Alice Liddell was the daughter of the Master of Christ Church (who himself is more famous as the co-author of the main Ancient Greek to English dictionary!). There is still a 'Liddell' building today. One of the lecturers, a certain Charles Lutwidge Dodgson, better known as Lewis Carroll, began to write stories for her, and so began the trail. There may be no connection between the two Alices beyond this, but it seems likely, and fun, to imagine so.
The Master's garden is now private, and not accessible to tourists except by peering through the gate, but gives you a sense of Alice's natural playground, the kind of place where she might well have hidden with a book up a tree. Wonderland itself is the route down the Thames from Folly Bridge to Godstow, a trip they took together which began the story in question.
Even though Christ Church runs on 'Christ Church time' (five minutes West of GMT), the Master was well known for running late, and his hasty dashes around the quads gave rise to the White Rabbit's famous saying.
Across the road from Christ Church is 'Alice's Shop'. This was once a simple sweet shop, much enjoyed by the young girl, but now it is a tribute shop to her, with much more than sweets on offer.
Croquet remains popular, with thousands of students playing it every summer. You might spot them through college railings, or you can go to the lawn in the University Parks.
The Natural History Museum has many Alice-themed exhibits, most obviously the Dodo. Charles Dodgson incorporated elements of many real people into the books, and he himself may be behind the Dodo, given his tendency to pronounce his name Dodo-Dodgson because of a stammer.
She is celebrated with an annual 'Alice's Day', coordinated by the Story Museum.
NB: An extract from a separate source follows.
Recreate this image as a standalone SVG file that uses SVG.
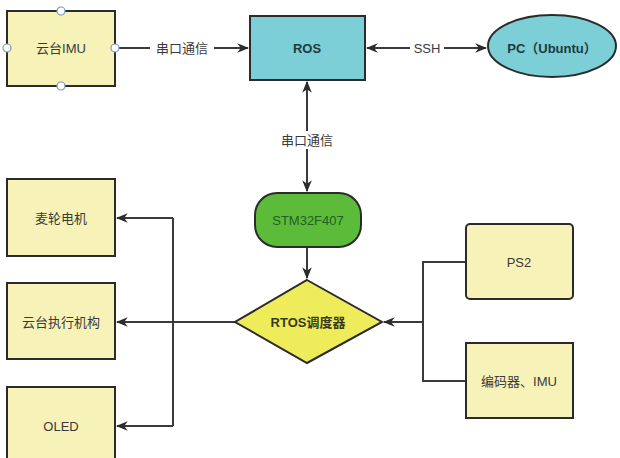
<svg xmlns="http://www.w3.org/2000/svg" width="620" height="458" viewBox="0 0 620 458">
<defs>
<style>
.box{fill:#f6f2b8;stroke:#2b2b2b;stroke-width:2}
.teal{fill:#7ccfd6;stroke:#2b2b2b;stroke-width:2}
.t{font-family:"Liberation Sans","Noto Sans CJK SC",sans-serif;font-size:13px;fill:#3a3a3a;text-anchor:middle;dominant-baseline:central}
.b{font-weight:bold;fill:#1f3a3d}
.ln{fill:none;stroke:#3a3a3a;stroke-width:2}
.h{fill:#fff;stroke:#7d96c8;stroke-width:1.2}
.lbl{fill:#fff}
</style>
<marker id="a" viewBox="0 0 10 10" refX="9" refY="5" markerWidth="6" markerHeight="6" orient="auto-start-reverse" markerUnits="strokeWidth">
<path d="M0,1 L10,5 L0,9 L3,5 Z" fill="#2b2b2b"/>
</marker>
</defs>
<rect width="620" height="458" fill="#fff"/>
<g id="connectors">
<path class="ln" d="M115,48 H248" marker-end="url(#a)"/>
<rect class="lbl" x="150" y="40" width="64" height="16"/>
<text class="t" x="182" y="48">串口通信</text>
<path class="ln" d="M367,48 H486" marker-start="url(#a)" marker-end="url(#a)"/>
<rect class="lbl" x="410" y="40" width="34" height="16"/>
<text class="t" x="427" y="48">SSH</text>
<path class="ln" d="M307,82 V191" marker-start="url(#a)" marker-end="url(#a)"/>
<rect class="lbl" x="275" y="131" width="64" height="18"/>
<text class="t" x="307" y="140">串口通信</text>
<path class="ln" d="M307,247 V278" marker-end="url(#a)"/>
<path class="ln" d="M235,322 H117" marker-end="url(#a)"/>
<path class="ln" d="M173,218 V426"/>
<path class="ln" d="M173,218 H117" marker-end="url(#a)"/>
<path class="ln" d="M173,426 H117" marker-end="url(#a)"/>
<path class="ln" d="M466,262 H423 V381 H466"/>
<path class="ln" d="M423,322 H384" marker-end="url(#a)"/>
</g>
<g id="imu">
<rect class="box" x="7" y="11" width="108" height="75"/>
<text class="t" x="61" y="48">云台IMU</text>
<circle class="h" cx="61" cy="11" r="4"/>
<circle class="h" cx="61" cy="86" r="4"/>
<circle class="h" cx="7" cy="48" r="4"/>
<circle class="h" cx="115" cy="48" r="4"/>
</g>
<g id="ros">
<rect class="teal" x="250" y="16" width="115" height="64"/>
<text class="t b" x="307" y="48">ROS</text>
</g>
<g id="pc">
<ellipse class="teal" cx="552" cy="46" rx="64" ry="31"/>
<text class="t b" x="552" y="48">PC（Ubuntu）</text>
</g>
<g id="stm">
<rect x="255" y="193" width="106" height="54" rx="22" fill="#5dbb3a" stroke="#2b2b2b" stroke-width="2"/>
<text class="t" x="308" y="220" fill="#1e5a1e" style="fill:#22601f">STM32F407</text>
</g>
<g id="rtos">
<polygon points="307,280 382,322 307,363 235,322" fill="#eeec5a" stroke="#2b2b2b" stroke-width="2"/>
<text class="t b" x="308" y="322" style="fill:#3a3a1a">RTOS调度器</text>
</g>
<g id="motor">
<rect class="box" x="7" y="179" width="108" height="77"/>
<text class="t" x="61" y="218">麦轮电机</text>
</g>
<g id="gimbal">
<rect class="box" x="7" y="283" width="108" height="76"/>
<text class="t" x="61" y="322">云台执行机构</text>
</g>
<g id="oled">
<rect class="box" x="7" y="387" width="108" height="76"/>
<text class="t" x="61" y="426">OLED</text>
</g>
<g id="ps2">
<rect class="box" x="466" y="224" width="107" height="75" rx="4"/>
<text class="t" x="519" y="262">PS2</text>
</g>
<g id="encoder">
<rect class="box" x="466" y="343" width="107" height="75"/>
<text class="t" x="519" y="381">编码器、IMU</text>
</g>
</svg>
If you wander around Oxford, you're bound to see loads of girls in blue dresses and others in more colourful attire. The whole city is bursting with events. Here's a brief description of 2014, but similar things will happen each year.
Over in the Ashmolean, they turned the upstairs restaurant into a special café, with food and drink themed on the books (Eat Me, Drink Me), and fancy-dress helpers ready to serve you with a giant teapot.
Downstairs, in the education suite, there was a code-making activity, where children could create their own code-wheels. The literary bent was continued over at Blackwells, who had story-telling events running throughout the day. The same was true over at the Story Museum and the Town Hall. You could even follow your own Alice hunt!
In the Botanic Gardens, marquees are set up for a tea-party, with face-painting, and a great gala atmosphere. The gardens back on to Christ Church meadow, so are very much a part of Alice's landscape.